There are three good restaurants in Sopot, otherwise it’s fish and chips, kielbasa or rotisserie chicken on the prom, chips optional but Pan pipes compulsory. We had a couple of beers on the main square and enjoyed watching the town drunks doing their own version of the Lambada and annoying the Bolivians, some small compensation for them having annoyed us all day. We decided to have dinner at Le Balzac, a name which Harold always insists on mispronouncing. The interior is extremely refined, bordering on fussy, with an invisible pianist hidden away in a
back room. The middle-aged headwaiter was straight out of The Birdcage, camper than a row of tents, and flapped around sibilantly, endlessly lisping “prosze bardzo” and “uprzejmie”. Harold muttered something in reply which also began with “up”, but was in English.

We kicked off with soup – Harold started with wild mushroom and I went for French onion, both of which were freshly-made and delicious. For main course Harold had Italian-style lamb (i.e. in tomato sauce with pasta) washed down with a bottle of Cotes de Beaune, while I remained faithful to the maritime tone of the town and had sole fillets stuffed with salmon mousse, an elaborately constructed dish which I took great pleasure in demolishing with the help of a half bottle of Alsace Riesling.
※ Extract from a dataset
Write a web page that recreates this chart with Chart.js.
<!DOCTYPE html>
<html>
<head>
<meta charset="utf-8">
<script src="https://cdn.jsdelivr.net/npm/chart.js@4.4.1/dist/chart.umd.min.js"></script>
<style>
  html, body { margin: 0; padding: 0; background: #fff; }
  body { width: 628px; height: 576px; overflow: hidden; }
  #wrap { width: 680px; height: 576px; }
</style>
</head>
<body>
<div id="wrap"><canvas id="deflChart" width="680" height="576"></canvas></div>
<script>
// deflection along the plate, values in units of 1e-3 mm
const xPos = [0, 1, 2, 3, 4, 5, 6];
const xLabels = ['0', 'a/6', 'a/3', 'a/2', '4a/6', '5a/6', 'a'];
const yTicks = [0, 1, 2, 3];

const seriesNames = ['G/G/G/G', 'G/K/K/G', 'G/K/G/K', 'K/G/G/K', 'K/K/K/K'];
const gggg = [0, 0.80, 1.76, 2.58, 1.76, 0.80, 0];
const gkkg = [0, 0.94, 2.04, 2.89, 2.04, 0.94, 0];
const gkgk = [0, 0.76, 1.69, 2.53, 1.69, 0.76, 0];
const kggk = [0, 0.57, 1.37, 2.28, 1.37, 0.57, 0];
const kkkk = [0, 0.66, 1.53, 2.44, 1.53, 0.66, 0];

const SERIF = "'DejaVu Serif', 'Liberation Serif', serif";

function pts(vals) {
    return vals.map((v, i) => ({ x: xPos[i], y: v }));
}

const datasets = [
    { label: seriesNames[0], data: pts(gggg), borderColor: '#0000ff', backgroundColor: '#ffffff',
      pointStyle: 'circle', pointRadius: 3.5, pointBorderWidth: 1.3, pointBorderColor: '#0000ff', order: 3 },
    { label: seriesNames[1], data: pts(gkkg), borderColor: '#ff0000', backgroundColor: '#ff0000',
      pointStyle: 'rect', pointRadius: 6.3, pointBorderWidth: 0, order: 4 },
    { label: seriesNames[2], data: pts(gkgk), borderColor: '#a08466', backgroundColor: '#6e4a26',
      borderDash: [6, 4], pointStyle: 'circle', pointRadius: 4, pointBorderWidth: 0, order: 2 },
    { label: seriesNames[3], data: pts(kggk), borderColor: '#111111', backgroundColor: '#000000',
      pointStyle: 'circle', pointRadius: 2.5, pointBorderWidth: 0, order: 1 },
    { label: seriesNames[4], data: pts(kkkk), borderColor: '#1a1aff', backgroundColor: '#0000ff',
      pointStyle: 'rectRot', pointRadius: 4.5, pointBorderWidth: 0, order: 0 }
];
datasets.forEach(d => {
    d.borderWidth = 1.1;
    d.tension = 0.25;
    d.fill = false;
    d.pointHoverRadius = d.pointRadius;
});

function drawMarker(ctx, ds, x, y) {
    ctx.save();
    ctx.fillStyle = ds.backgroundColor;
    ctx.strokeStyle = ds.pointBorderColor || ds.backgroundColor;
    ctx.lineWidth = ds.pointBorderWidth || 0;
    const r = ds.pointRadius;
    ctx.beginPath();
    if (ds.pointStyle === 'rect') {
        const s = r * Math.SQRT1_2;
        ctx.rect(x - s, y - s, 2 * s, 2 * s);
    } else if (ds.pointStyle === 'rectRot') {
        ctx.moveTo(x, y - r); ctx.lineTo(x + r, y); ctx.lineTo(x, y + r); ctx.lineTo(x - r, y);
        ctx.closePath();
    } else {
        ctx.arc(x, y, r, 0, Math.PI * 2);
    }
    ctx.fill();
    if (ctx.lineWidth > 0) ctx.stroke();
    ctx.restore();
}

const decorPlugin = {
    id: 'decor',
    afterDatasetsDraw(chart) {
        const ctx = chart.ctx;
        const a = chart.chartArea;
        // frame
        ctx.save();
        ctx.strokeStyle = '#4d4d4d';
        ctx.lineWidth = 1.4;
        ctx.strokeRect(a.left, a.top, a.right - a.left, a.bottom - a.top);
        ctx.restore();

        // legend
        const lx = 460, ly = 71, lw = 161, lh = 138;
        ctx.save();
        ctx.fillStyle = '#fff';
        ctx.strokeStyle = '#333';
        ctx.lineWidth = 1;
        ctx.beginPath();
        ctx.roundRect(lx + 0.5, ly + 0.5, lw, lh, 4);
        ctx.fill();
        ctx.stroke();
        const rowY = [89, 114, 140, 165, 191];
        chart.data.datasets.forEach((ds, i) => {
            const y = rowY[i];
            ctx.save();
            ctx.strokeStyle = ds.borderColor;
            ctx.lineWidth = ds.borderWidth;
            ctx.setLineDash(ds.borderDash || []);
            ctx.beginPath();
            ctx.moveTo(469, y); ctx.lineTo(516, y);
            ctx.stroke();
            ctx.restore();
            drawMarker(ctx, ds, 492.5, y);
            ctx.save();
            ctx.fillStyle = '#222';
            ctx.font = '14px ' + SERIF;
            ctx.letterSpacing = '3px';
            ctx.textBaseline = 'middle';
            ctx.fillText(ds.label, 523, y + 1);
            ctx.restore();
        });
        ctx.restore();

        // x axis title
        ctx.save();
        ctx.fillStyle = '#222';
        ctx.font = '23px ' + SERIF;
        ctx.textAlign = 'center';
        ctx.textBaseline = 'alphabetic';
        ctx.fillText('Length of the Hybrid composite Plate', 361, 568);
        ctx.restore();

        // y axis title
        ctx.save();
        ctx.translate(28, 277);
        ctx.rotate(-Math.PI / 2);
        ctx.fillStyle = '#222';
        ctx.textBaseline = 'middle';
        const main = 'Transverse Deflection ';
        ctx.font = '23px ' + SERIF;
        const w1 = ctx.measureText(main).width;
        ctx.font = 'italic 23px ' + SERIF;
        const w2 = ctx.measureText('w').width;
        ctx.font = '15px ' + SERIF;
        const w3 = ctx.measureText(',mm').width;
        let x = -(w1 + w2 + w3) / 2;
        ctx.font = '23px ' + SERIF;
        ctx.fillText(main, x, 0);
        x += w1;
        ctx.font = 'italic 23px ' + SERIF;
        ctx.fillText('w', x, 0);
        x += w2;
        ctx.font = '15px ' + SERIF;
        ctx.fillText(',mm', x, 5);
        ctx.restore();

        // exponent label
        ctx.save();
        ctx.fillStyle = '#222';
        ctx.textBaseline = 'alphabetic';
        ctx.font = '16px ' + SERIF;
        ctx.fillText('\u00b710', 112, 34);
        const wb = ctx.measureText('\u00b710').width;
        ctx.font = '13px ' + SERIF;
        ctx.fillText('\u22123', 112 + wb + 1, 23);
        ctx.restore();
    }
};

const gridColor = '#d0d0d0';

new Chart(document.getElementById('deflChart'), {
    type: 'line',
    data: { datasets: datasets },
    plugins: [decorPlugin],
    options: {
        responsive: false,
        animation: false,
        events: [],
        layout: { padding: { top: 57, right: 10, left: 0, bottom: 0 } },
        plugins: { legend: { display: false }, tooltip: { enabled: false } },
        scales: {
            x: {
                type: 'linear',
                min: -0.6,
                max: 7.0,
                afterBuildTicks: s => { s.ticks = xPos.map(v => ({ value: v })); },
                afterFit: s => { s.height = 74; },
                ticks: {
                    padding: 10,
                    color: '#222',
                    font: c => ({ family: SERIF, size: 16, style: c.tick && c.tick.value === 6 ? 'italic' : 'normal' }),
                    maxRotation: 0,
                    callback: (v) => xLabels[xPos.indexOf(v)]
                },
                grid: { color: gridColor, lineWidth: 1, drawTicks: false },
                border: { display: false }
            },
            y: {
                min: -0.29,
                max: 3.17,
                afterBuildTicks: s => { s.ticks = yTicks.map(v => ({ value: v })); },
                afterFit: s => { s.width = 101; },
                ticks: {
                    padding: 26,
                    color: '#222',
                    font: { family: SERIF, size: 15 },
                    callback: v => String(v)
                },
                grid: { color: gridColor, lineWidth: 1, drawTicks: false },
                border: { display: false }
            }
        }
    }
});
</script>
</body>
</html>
Harold kept interrupting his eating to flick through his Polish-English pocket dictionary – I thought he was trying to decipher the more obscure items on the menu, but he muttered that he was looking up the Polish for “shut” and “door”. It was a wet night, admittedly, the poor dear must have been sitting in a draught.

The final damage was quite steep, but the evening was thankfully free of Pan pipe music or chips, and our Larry Grayson impersonating waiter was simpering at Harold as we got into our taxi. So, he’s lost Blondie in Krakow but can always take comfort in the knowledge that he has a devoted admirer in Sopot. What is he like, eh???